Group therapy can be a profound and powerful experience, providing invaluable opportunities for growth and personal development. Groups can help with feelings of alienation and isolation and a sense that no one else feels the same way you do. Many individuals seeking therapy lack healthy relationships, strong support networks and community. They may have a history of difficulty establishing and maintaining meaningful relationships with others.

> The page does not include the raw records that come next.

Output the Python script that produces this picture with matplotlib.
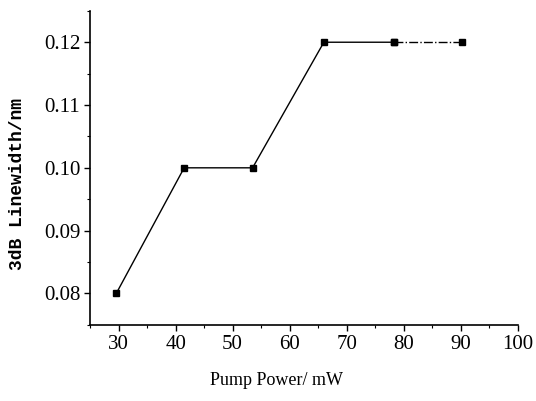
import numpy as np
import matplotlib.pyplot as plt
from matplotlib.ticker import MultipleLocator, FuncFormatter

pump_power = [29.6, 41.5, 53.5, 66.0, 78.3, 90.2]
linewidth = [0.080, 0.100, 0.100, 0.120, 0.120, 0.120]

fig = plt.figure(figsize=(5.36, 4.01), dpi=100)
ax = fig.add_axes([0.168, 0.19, 0.798, 0.783])

# solid up to 78 mW, dash-dot for the last segment
ax.plot(pump_power[:5], linewidth[:5], color='black', lw=1.0,
        marker='s', markersize=5)
ax.plot(pump_power[4:], linewidth[4:], color='black', lw=1.0, ls='-.',
        marker='s', markersize=5)

ax.set_xlim(25, 100)
ax.set_ylim(0.075, 0.125)
ax.xaxis.set_major_locator(MultipleLocator(10))
ax.xaxis.set_minor_locator(MultipleLocator(5))
ax.yaxis.set_major_locator(MultipleLocator(0.01))
ax.yaxis.set_minor_locator(MultipleLocator(0.005))
ax.yaxis.set_major_formatter(FuncFormatter(lambda v, p: '%.2f' % v))

for s in ['top', 'right']:
    ax.spines[s].set_visible(False)
for s in ['left', 'bottom']:
    ax.spines[s].set_linewidth(1.2)

ax.tick_params(which='major', direction='out', length=4, width=1.0,
               labelsize=15, pad=3)
ax.tick_params(which='minor', direction='out', length=2, width=0.8)
for lab in ax.get_xticklabels() + ax.get_yticklabels():
    lab.set_family('Liberation Serif')

fig.text(0.032, 0.54, '3dB Linewidth/nm', rotation=90, ha='center', va='center',
         family='Liberation Mono', fontsize=13, fontweight='bold')
fig.text(0.515, 0.052, 'Pump Power/ mW', ha='center', va='center',
         family='Liberation Serif', fontsize=13)

fig.savefig('out.png', dpi=100)
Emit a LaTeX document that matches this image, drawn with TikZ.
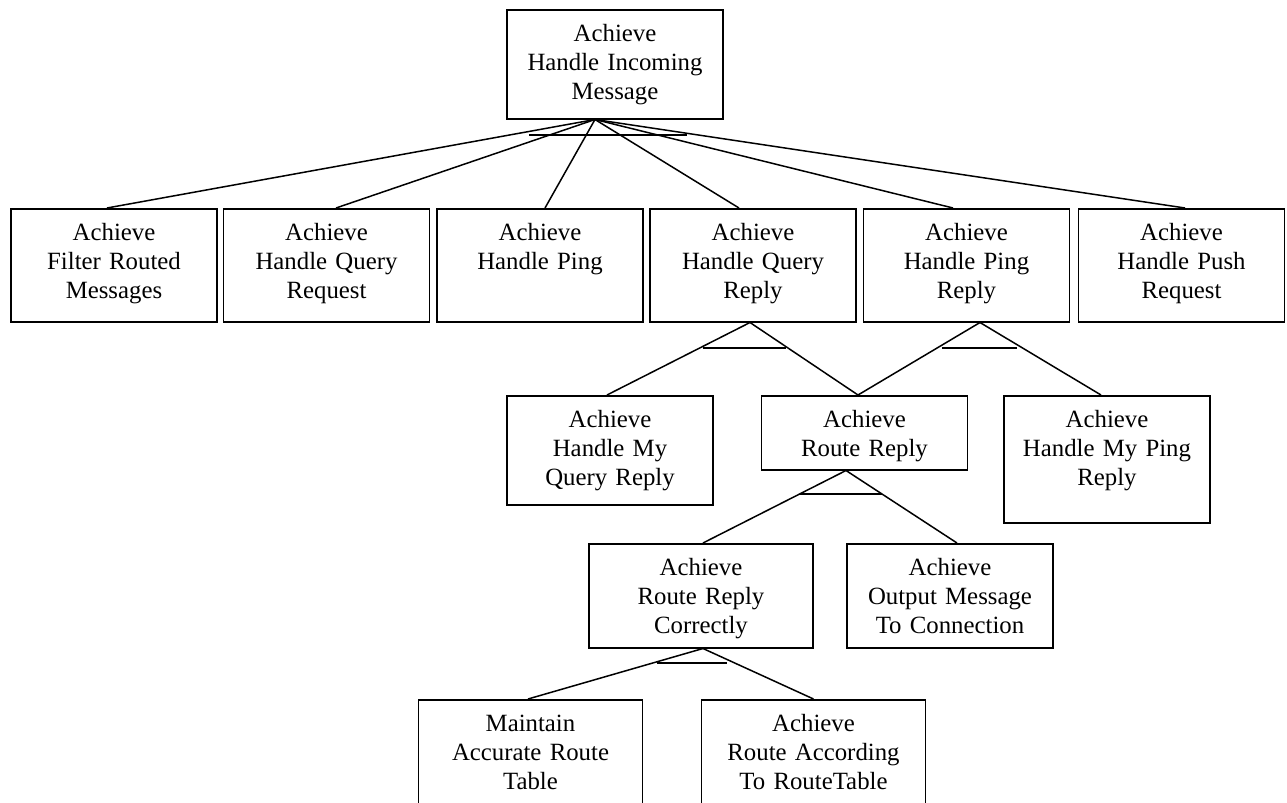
\documentclass[tikz,border=0pt]{standalone}
\usepackage{fontspec}
\setmainfont{Liberation Serif}
\usetikzlibrary{calc}

\begin{document}
\begin{tikzpicture}[x=0.5pt, y=-0.5pt, line width=0.75pt,
    goal/.style={draw, anchor=north, align=center, inner sep=0pt,
      text width=103pt, text height=16pt, text depth=40.5pt,
      font=\fontsize{12.4}{14.5}\selectfont},
    wide/.style={text width=112pt},
    andbar/.style={line width=1pt}]
  \useasboundingbox (0,0) rectangle (1287,803);
  \clip (0,0) rectangle (1287,803);
  % root goal
  \node[goal, text width=108pt, text depth=38.5pt] (hub) at (615,9) {Achieve\\Handle Incoming\\Message};
  % first level
  \node[goal] (filter) at (114,208) {Achieve\\Filter Routed\\Messages};
  \node[goal] (qreq) at (326.5,208) {Achieve\\Handle Query\\Request};
  \node[goal] (ping) at (540,208) {Achieve\\Handle Ping};
  \node[goal] (qrep) at (753,208) {Achieve\\Handle Query\\Reply};
  \node[goal] (prep) at (966.5,208) {Achieve\\Handle Ping\\Reply};
  \node[goal] (push) at (1181.5,208) {Achieve\\Handle Push\\Request};
  % second level
  \node[goal, text depth=38.5pt] (myq) at (610,395) {Achieve\\Handle My\\Query Reply};
  \node[goal, text depth=21pt] (route) at (864.5,395) {Achieve\\Route Reply};
  \node[goal, text depth=47.5pt] (myping) at (1107,395) {Achieve\\Handle My Ping\\Reply};
  % third level
  \node[goal, wide, text depth=36pt] (correct) at (701,543) {Achieve\\Route Reply\\Correctly};
  \node[goal, text depth=36pt] (output) at (950,543) {Achieve\\Output Message\\To Connection};
  % fourth level
  \node[goal, wide, text depth=50pt] (table) at (530.5,699) {Maintain\\Accurate Route\\Table};
  \node[goal, wide, text depth=50pt] (accord) at (813.5,699) {Achieve\\Route According\\To RouteTable};

  \coordinate (a0) at ([xshift=-10pt]hub.south);
  \coordinate (a4) at ([xshift=-1.5pt]qrep.south);
  \coordinate (a5) at ([xshift=6.75pt]prep.south);
  \coordinate (aR) at ([xshift=-9.25pt]route.south);
  \coordinate (aC) at ([xshift=1pt]correct.south);

  \draw (a0) -- ([xshift=-3.5pt]filter.north);
  \draw (a0) -- ([xshift=4.75pt]qreq.north);
  \draw (a0) -- ([xshift=2.5pt]ping.north);
  \draw (a0) -- ([xshift=-7pt]qrep.north);
  \draw (a0) -- ([xshift=-6.75pt]prep.north);
  \draw (a0) -- ([xshift=1.75pt]push.north);
  \draw[andbar] ($(a0)+(-66,15)$) -- ($(a0)+(92,15)$);

  \draw (a4) -- ([xshift=-1.5pt]myq.north);
  \draw (a4) -- ([xshift=-3.25pt]route.north);
  \draw[andbar] ($(a4)+(-47,25)$) -- ($(a4)+(36,25)$);

  \draw (a5) -- ([xshift=-3.25pt]route.north);
  \draw (a5) -- ([xshift=-3pt]myping.north);
  \draw[andbar] ($(a5)+(-38,25)$) -- ($(a5)+(37,25)$);

  \draw (aR) -- ([xshift=1pt]correct.north);
  \draw (aR) -- ([xshift=3.5pt]output.north);
  \draw[andbar] ($(aR)+(-46,23)$) -- ($(aR)+(36,23)$);

  \draw (aC) -- ([xshift=-1.25pt]table.north);
  \draw (aC) -- (accord.north);
  \draw[andbar] ($(aC)+(-46,14)$) -- ($(aC)+(24,14)$);
\end{tikzpicture}
\end{document}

Group therapy has a long, proven history as a highly effective form of therapy and is indicated and useful in treating many kind of psychiatric and addiction problems. In some cases, it is even more helpful than individual therapy, particularly when social support and learning about interpersonal relationships are important objectives of treatment. Group therapy provides a safe forum in which to learn more about how to relate to others, improve interpersonal relationships, receive and offer support and feedback, talk honestly and directly about feelings and gain insight into one’s own thoughts, feelings and behaviors. Most important, group therapy is a microcosm for life outside of the walls of the therapy room. This means that the problems you experience in your social life will inevitably emerge in your relationships within the group. Therefore, by exploring and understanding all aspects of your relationships with other members and then transferring this knowledge to your outside life you begin the process of developing more satisfying and meaningful relationships.
*A note about groups and sex addiction: Because sex addiction is an intimacy disorder and most often occurs in isolation and secrecy, specialists in the field consider group therapy the most effective treatment for sex addiction once a period of sobriety and recovery has been achieved.